The first area to visit is the project itself. Ask people if they understood what it is you were aiming to fund (often we see pitches that don’t actually state what they are hoping to do with the funds raised). Ask people around you and those who have pledged if the project seems logical, achievable and sensible. You may even wish to put out a quick poll on social media to find this out (even asking if people would put their money towards such a campaign – those that say yes should also be amongst those that you initially target when your project goes live once again).
Then you need to visit the areas that drive people to pledge. Support will come if people understand the benefits that your project will deliver – have you explained these and really spelled out what these benefits are? Also, your rewards are a key inducement for people to pledge their support. What worked first time ‘round, and what rewards were largely ignored? Re-use the popular ones, and perhaps replace the ones that no one really wanted. Ideally, you should have 4 tiers of rewards, so make sure that you don’t have too many or too few. Don’t be shy to cater for those who want to “pledge big” (we see so many people who only offer rewards for low dollars amounts). Ensure you set the first tier as an entry level pledge, and then cater for the steps in between.
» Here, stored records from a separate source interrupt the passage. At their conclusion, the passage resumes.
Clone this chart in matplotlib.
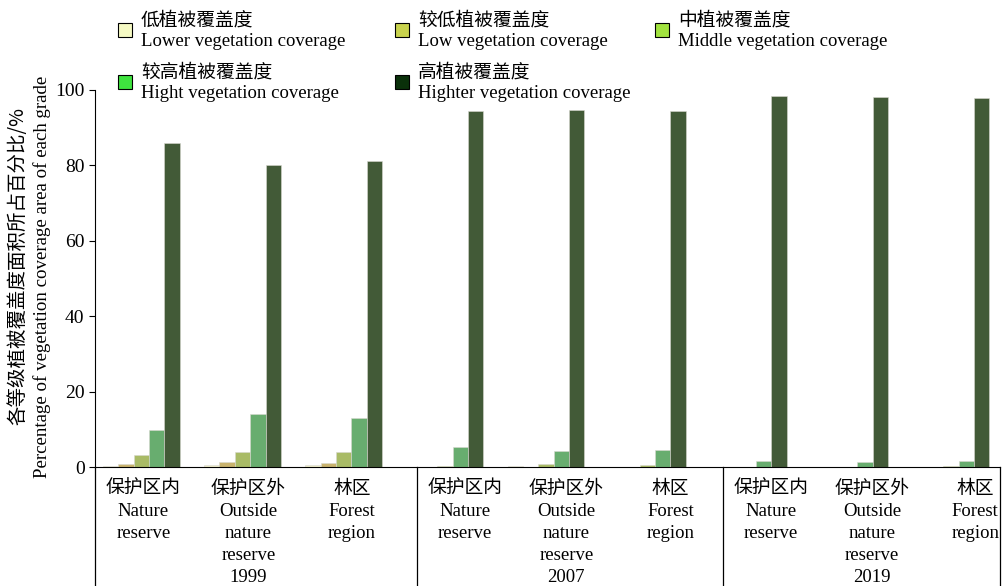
import numpy as np
import matplotlib.pyplot as plt
from matplotlib.patches import Rectangle

plt.rcParams['font.family'] = ['Liberation Serif', 'Noto Sans CJK SC']

years = ['1999', '2007', '2019']
regions = ['保护区内\nNature\nreserve', '保护区外\nOutside\nnature\nreserve', '林区\nForest\nregion']
grades = ['低植被覆盖度\nLower vegetation coverage',
          '较低植被覆盖度\nLow vegetation coverage',
          '中植被覆盖度\nMiddle vegetation coverage',
          '较高植被覆盖度\nHight vegetation coverage',
          '高植被覆盖度\nHighter vegetation coverage']

# values per grade, 9 groups (3 regions x 3 years)
lower   = [0.3, 0.5, 0.4, 0.0, 0.2, 0.1, 0.0, 0.0, 0.0]
low     = [0.7, 1.2, 1.0, 0.1, 0.1, 0.1, 0.0, 0.0, 0.0]
middle  = [3.3, 4.1, 3.9, 0.3, 0.8, 0.5, 0.0, 0.1, 0.2]
high    = [9.7, 14.1, 13.1, 5.4, 4.3, 4.6, 1.7, 1.3, 1.6]
highter = [85.9, 80.1, 81.2, 94.4, 94.7, 94.4, 98.4, 98.1, 97.9]

bar_colors = ['#f1f0cc', '#c9b36e', '#a9bb66', '#68ad6f', '#425a37']
legend_colors = ['#f6fac4', '#c9d34e', '#a2e33f', '#3fe33f', '#0a300a']

fig = plt.figure(figsize=(10.03, 5.86), dpi=100)
ax = fig.add_axes([95/1003, 119/586, 905/1003, 377/586])

x = np.arange(9)
w = 0.152
series = [lower, low, middle, high, highter]
for i, vals in enumerate(series):
    ax.bar(x + (i - 2) * w, vals, width=w, color=bar_colors[i],
           edgecolor='#d8d8d0', linewidth=0.4)

ax.set_xlim(-0.457, 8.486)
ax.set_ylim(0, 100)
ax.set_yticks([0, 20, 40, 60, 80, 100])
ax.tick_params(axis='y', direction='out', length=4, labelsize=14, width=0.8)
for s in ['top', 'right']:
    ax.spines[s].set_visible(False)

label_x = [0.02, 1.06, 2.08, 3.2, 4.2, 5.23, 6.22, 7.22, 8.24]
ax.set_xticks(label_x)
ax.set_xticklabels(regions * 3, fontsize=13.5, linespacing=1.38)
ax.tick_params(axis='x', length=0, pad=10)

trans = ax.get_xaxis_transform()
yb = -119/377
for sx in [-0.457, 2.725, 5.749, 8.486]:
    ax.plot([sx, sx], [0, yb], color='black', lw=0.9, transform=trans, clip_on=False)

for yr, xc in zip(years, [label_x[1], label_x[4], label_x[7]]):
    ax.text(xc, (467-578)/377, yr, transform=trans, ha='center', va='center', fontsize=13.5)

# y labels
fig.text(18/1003, 1-266/586, '各等级植被覆盖度面积所占百分比/%', rotation=90,
         ha='center', va='center', fontsize=14, family=['Noto Sans CJK SC', 'Liberation Serif'])
fig.text(42/1003, 1-277/586, 'Percentage of vegetation coverage area of each grade',
         rotation=90, ha='center', va='center', fontsize=13.6)

# legend
leg_pos = [(118, 30), (395, 30), (655, 30), (118, 82), (395, 82)]
for (px, py), lab, c in zip(leg_pos, grades, legend_colors):
    fig.add_artist(Rectangle((px/1003, 1-(py+7)/586), 14/1003, 14/586,
                             facecolor=c, edgecolor='black', lw=0.8,
                             transform=fig.transFigure))
    fig.text((px+23)/1003, 1-(py+1)/586, lab, ha='left', va='center',
             fontsize=13.5, linespacing=1.3)

fig.savefig('out.png', dpi=100)
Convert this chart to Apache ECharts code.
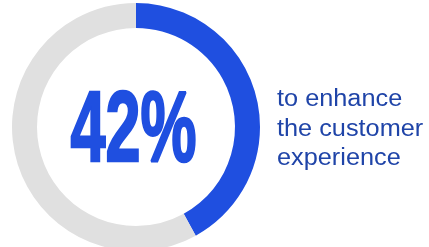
<!DOCTYPE html>
<html>
<head>
<meta charset="utf-8">
<script src="https://cdn.jsdelivr.net/npm/echarts@6/dist/echarts.min.js"></script>
<style>
  html, body { margin: 0; padding: 0; background: #fff; }
  #grafik { width: 429px; height: 247px; }
</style>
</head>
<body>
<div id="grafik"></div>
<script>
var names = ['customer experience', 'other'];
var values = [42, 58];
var caption = ['to enhance', 'the customer', 'experience'];

var chart = echarts.init(document.getElementById('grafik'));

var option = {
  animation: false,
  series: [
    {
      type: 'pie',
      center: [136, 127],
      radius: [99, 124],
      startAngle: 90,
      clockwise: true,
      silent: true,
      label: { show: false },
      labelLine: { show: false },
      data: [
        { name: names[0], value: values[0], itemStyle: { color: '#1f4fe0' } },
        { name: names[1], value: values[1], itemStyle: { color: '#e0e0e0' } }
      ]
    }
  ],
  graphic: [
    {
      type: 'text',
      x: 133.5,
      y: 133,
      scaleX: 0.63,
      style: {
        text: values[0] + '%',
        fill: '#1f4fe0',
        stroke: '#1f4fe0',
        lineWidth: 2.5,
        font: 'bold 100px "Liberation Sans", Arial, sans-serif',
        textAlign: 'center',
        textVerticalAlign: 'middle'
      }
    },
    {
      type: 'text',
      x: 277,
      y: 85,
      scaleX: 1.1,
      style: {
        text: caption.join('\n'),
        fill: '#1f44a8',
        font: '23px "Liberation Sans", Arial, sans-serif',
        lineHeight: 29.5,
        textAlign: 'left',
        textVerticalAlign: 'top'
      }
    }
  ]
};
chart.setOption(option);
</script>
</body>
</html>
Improved media (photos and videos) always enhance your chances of success. Many who have not used a simple video (and simple will suffice) find that moving pictures help tell a story far better than text or a few photos. It allows you to show your personality and engage empathy from the crowd to not only your project, but to you as the project creator.
External links to your project more than double your chances of reaching your funding target. If you have 4 or more links on other sites or blogs, linking people back to your project page, you have a 104% greater chance to raise your funds. Find sites, blogs, and discussions on the topics best related to your project, and post your links there.
And make even more noise than your first attempt. Look at the level of activity you undertook to promote your previous campaign, and see what you could beef up given a second attempt. Could you perhaps make social media announcements more often (twice a day rather than twice a month)? Could you achieve greater reach by Googling topics related to your project, its outcome, or your audience, and post comments and send messages about your project? Could you start a blog, or tap into other blogs and post your comments there? Are there media opportunities in the local press or on local radio that you could pursue?
Crowd funding is one of the fastest growing forms of e-commerce on the planet today. Too many view it as a one-off activity, but it should be seen as a tool for you to use for regular funding of initiatives or stages of an ongoing program. Make crowd funding part of your regular funding activities – fund one part of a project, and then another. Engage your “crowd” and keep incentivising them to continue their involvement in your growth and success, as well as funding your aspirations.
When it comes to crowd funding, the old adage rings true – “if at first you don’t succeed, try, try again”.